# Bugshelf



## HungryGhost (Apr 13, 2014)

I guess some would call it a bookshelf, but if it's full of bugs it's a bugshelf. I set this up yesterday for my 14 mantids and 4 tarantulas.


----------



## sally (Apr 13, 2014)

Very neat and organized


----------



## Nick Barta (Apr 13, 2014)

Looks good. You have a great Bug to square foot ratio!

Nick


----------



## Falconerguy (Apr 13, 2014)

Looks awesome! I need to get something like this set up, myself.


----------



## PookaDotted (Apr 13, 2014)

Yea me too, I need some shelving units or a large book shelf lol.


----------



## hibiscusmile (Apr 14, 2014)

Whats in the deli cups?


----------



## JP77 (Apr 14, 2014)

Looks good!


----------



## HungryGhost (Apr 14, 2014)

hibiscusmile said:


> Whats in the deli cups?


The deli cups above the 10 gallon tank have tarantula spiderlings. The cups below have various mantids.


----------



## MantidBro (Apr 16, 2014)

awesome!


----------



## DinehCaveman (Apr 19, 2014)

4 tarantulas now, awesome. I myself am down to 11 mantids in 3 species. In anticipation of at least one more tarantula.


----------



## HungryGhost (Apr 19, 2014)

DinehCaveman said:


> 4 tarantulas now, awesome. I myself am down to 11 mantids in 3 species. In anticipation of at least one more tarantula.
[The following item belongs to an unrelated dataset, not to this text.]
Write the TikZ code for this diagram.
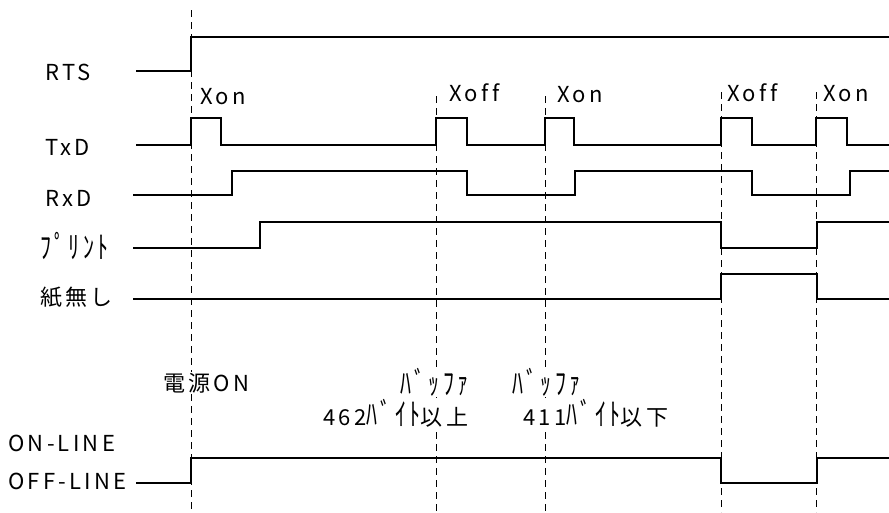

A funny thing happened since I posted this. Another T on my wish list became available Euanthlus sp. "Chilean yellow dwarf". I ordered one and when I opened the package the dealer included a freebie Aphonopelma hentzi "Oaklahoma tan". So make that six T's and counting.


----------



## JohnDapiaoen (Apr 22, 2014)

Impressive set-up! Im curious about that green jar on the very bottom.

-JohnD.


----------



## HungryGhost (Apr 23, 2014)

JohnDapiaoen said:


> Impressive set-up! Im curious about that green jar on the very bottom.
> 
> -JohnD.


It's actually a clear plastic pretzel jar. Inside is a piece of green plastic mesh with a Chinese ooth waiting to hatch. The mesh is something for the nymphs to climb on.


----------



## HappyFish (May 29, 2014)

Just keep an eye on the light/heat from that window as the season changes.


----------



## RocknessMonster (Jun 2, 2014)

I have a little envy. Just a little.


----------